[Begin Excerpted data]

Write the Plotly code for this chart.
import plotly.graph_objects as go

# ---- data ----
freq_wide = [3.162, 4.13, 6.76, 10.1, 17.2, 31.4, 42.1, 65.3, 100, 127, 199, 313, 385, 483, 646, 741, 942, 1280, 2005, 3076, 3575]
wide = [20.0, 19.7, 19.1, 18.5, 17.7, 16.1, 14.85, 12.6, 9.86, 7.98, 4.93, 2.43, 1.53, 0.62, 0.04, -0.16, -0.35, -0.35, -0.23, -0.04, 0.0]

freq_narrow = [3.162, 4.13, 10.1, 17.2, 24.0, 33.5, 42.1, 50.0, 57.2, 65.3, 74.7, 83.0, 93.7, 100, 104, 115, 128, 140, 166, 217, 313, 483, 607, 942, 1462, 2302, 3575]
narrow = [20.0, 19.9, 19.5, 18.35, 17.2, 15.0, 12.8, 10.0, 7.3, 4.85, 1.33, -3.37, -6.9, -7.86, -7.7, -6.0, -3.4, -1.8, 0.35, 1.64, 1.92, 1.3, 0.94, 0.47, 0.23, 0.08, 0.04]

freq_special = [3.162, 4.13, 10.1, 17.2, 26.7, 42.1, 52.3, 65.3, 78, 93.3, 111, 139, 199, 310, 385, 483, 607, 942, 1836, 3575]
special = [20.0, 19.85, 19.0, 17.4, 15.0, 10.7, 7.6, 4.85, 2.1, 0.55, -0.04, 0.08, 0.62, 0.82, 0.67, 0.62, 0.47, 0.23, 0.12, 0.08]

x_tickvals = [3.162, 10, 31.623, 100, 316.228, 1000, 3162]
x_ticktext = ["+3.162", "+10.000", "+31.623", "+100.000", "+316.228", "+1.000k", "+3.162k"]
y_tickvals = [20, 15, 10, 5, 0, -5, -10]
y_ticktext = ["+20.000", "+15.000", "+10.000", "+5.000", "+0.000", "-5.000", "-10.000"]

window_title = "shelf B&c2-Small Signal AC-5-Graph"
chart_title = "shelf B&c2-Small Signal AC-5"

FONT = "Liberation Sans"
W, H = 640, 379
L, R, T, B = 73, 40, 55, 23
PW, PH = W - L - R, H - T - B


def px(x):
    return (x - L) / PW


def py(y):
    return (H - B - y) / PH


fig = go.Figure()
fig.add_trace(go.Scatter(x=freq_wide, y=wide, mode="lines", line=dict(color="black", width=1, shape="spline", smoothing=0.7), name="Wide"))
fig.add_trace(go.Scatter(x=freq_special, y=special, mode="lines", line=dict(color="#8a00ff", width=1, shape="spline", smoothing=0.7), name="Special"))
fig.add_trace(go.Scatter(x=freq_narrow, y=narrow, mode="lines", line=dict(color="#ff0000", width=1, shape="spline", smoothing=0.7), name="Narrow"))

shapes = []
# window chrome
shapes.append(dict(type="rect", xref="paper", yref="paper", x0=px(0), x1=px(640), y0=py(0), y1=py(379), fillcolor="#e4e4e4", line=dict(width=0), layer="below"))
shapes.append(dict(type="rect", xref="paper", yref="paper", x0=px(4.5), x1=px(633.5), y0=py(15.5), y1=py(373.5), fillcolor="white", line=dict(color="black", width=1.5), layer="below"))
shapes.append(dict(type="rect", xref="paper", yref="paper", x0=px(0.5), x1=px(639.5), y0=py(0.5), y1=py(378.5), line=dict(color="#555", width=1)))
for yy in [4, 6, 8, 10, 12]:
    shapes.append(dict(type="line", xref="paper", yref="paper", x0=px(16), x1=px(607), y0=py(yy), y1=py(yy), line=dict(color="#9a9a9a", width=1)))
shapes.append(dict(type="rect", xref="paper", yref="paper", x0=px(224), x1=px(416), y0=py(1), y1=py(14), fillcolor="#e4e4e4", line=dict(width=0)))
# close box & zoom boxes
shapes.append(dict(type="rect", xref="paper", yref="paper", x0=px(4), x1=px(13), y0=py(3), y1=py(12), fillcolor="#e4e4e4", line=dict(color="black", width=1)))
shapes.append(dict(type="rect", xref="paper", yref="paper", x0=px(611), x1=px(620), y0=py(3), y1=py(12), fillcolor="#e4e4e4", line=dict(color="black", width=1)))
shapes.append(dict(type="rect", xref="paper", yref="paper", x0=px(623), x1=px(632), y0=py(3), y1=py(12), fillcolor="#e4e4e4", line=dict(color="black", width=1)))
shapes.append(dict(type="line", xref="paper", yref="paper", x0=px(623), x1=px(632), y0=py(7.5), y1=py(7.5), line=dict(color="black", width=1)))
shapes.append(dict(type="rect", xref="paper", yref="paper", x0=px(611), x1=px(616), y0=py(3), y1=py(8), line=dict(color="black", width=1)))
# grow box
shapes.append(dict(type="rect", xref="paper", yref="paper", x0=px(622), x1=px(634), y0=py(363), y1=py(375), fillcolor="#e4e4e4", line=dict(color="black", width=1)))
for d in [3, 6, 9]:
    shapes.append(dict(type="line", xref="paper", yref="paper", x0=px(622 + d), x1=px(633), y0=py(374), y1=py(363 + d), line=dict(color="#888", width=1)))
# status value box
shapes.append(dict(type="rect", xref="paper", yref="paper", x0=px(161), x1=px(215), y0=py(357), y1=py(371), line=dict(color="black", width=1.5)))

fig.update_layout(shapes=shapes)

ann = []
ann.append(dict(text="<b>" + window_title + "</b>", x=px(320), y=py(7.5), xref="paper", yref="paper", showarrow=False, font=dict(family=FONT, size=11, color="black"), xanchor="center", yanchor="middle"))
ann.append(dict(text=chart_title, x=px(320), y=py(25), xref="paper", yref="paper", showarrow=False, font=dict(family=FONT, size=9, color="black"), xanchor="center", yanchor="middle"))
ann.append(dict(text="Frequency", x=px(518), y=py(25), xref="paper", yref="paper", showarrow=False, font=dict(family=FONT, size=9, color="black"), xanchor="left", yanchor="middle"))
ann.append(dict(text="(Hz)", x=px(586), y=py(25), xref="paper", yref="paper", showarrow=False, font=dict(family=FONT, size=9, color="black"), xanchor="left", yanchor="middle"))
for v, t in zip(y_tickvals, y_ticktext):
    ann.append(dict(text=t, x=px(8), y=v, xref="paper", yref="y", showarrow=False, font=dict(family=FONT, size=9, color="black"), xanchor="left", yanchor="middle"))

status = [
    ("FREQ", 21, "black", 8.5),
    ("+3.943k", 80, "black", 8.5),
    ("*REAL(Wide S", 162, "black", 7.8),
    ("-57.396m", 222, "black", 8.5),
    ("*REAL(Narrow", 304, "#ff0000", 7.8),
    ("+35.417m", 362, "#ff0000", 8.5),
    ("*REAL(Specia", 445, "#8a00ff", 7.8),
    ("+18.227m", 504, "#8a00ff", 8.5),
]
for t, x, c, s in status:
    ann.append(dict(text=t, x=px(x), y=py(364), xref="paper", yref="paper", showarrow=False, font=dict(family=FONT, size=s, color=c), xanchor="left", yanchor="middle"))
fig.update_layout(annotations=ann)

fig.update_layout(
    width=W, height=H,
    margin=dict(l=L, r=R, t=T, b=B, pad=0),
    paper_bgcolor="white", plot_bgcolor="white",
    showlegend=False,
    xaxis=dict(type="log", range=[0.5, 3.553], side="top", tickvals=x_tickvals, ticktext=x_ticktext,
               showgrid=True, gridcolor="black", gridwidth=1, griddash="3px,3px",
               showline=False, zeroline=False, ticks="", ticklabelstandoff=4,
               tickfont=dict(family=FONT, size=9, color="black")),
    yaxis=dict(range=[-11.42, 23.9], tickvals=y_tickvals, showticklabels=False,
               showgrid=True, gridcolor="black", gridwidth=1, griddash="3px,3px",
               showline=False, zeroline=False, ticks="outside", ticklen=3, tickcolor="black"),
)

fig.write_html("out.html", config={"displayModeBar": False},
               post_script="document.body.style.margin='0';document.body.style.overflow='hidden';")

[End Excerpted data]
[Begin Excerpted data]

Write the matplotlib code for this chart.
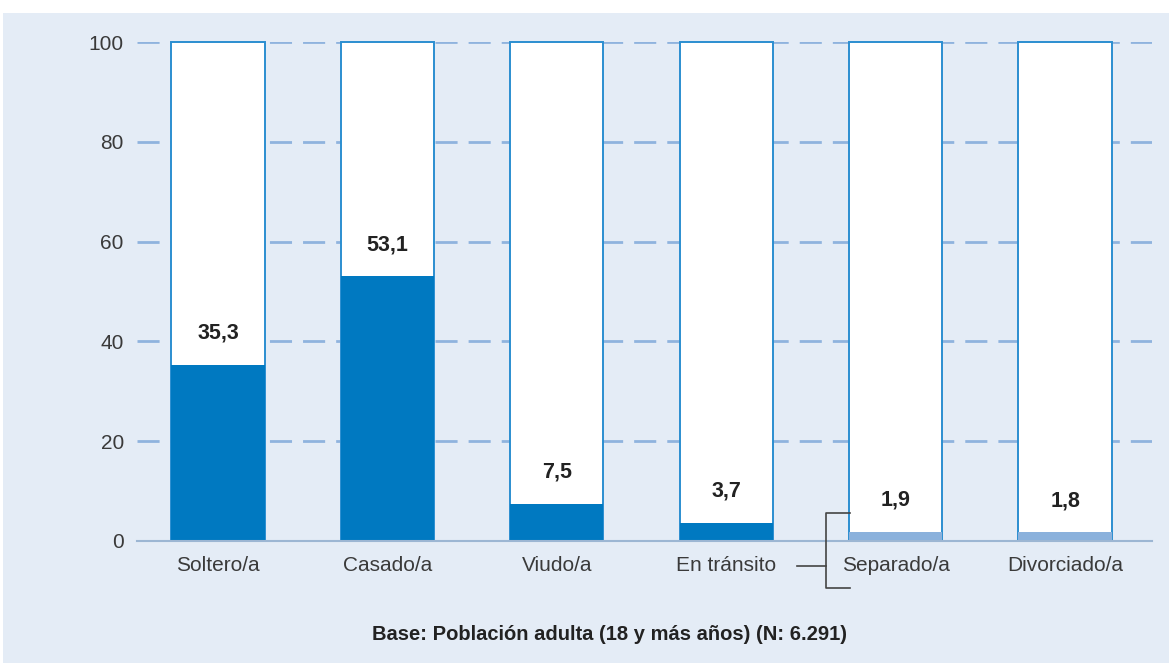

[End Excerpted data]

:: Goal of the exercise ::
Above are the entries. Quote exactly the lines from the one bearing "Write the Plotly code for this chart." through the one bearing "0.23, 0.12, 0.08]".

:: Result for this task ::
Write the Plotly code for this chart.
import plotly.graph_objects as go

# ---- data ----
freq_wide = [3.162, 4.13, 6.76, 10.1, 17.2, 31.4, 42.1, 65.3, 100, 127, 199, 313, 385, 483, 646, 741, 942, 1280, 2005, 3076, 3575]
wide = [20.0, 19.7, 19.1, 18.5, 17.7, 16.1, 14.85, 12.6, 9.86, 7.98, 4.93, 2.43, 1.53, 0.62, 0.04, -0.16, -0.35, -0.35, -0.23, -0.04, 0.0]

freq_narrow = [3.162, 4.13, 10.1, 17.2, 24.0, 33.5, 42.1, 50.0, 57.2, 65.3, 74.7, 83.0, 93.7, 100, 104, 115, 128, 140, 166, 217, 313, 483, 607, 942, 1462, 2302, 3575]
narrow = [20.0, 19.9, 19.5, 18.35, 17.2, 15.0, 12.8, 10.0, 7.3, 4.85, 1.33, -3.37, -6.9, -7.86, -7.7, -6.0, -3.4, -1.8, 0.35, 1.64, 1.92, 1.3, 0.94, 0.47, 0.23, 0.08, 0.04]

freq_special = [3.162, 4.13, 10.1, 17.2, 26.7, 42.1, 52.3, 65.3, 78, 93.3, 111, 139, 199, 310, 385, 483, 607, 942, 1836, 3575]
special = [20.0, 19.85, 19.0, 17.4, 15.0, 10.7, 7.6, 4.85, 2.1, 0.55, -0.04, 0.08, 0.62, 0.82, 0.67, 0.62, 0.47, 0.23, 0.12, 0.08]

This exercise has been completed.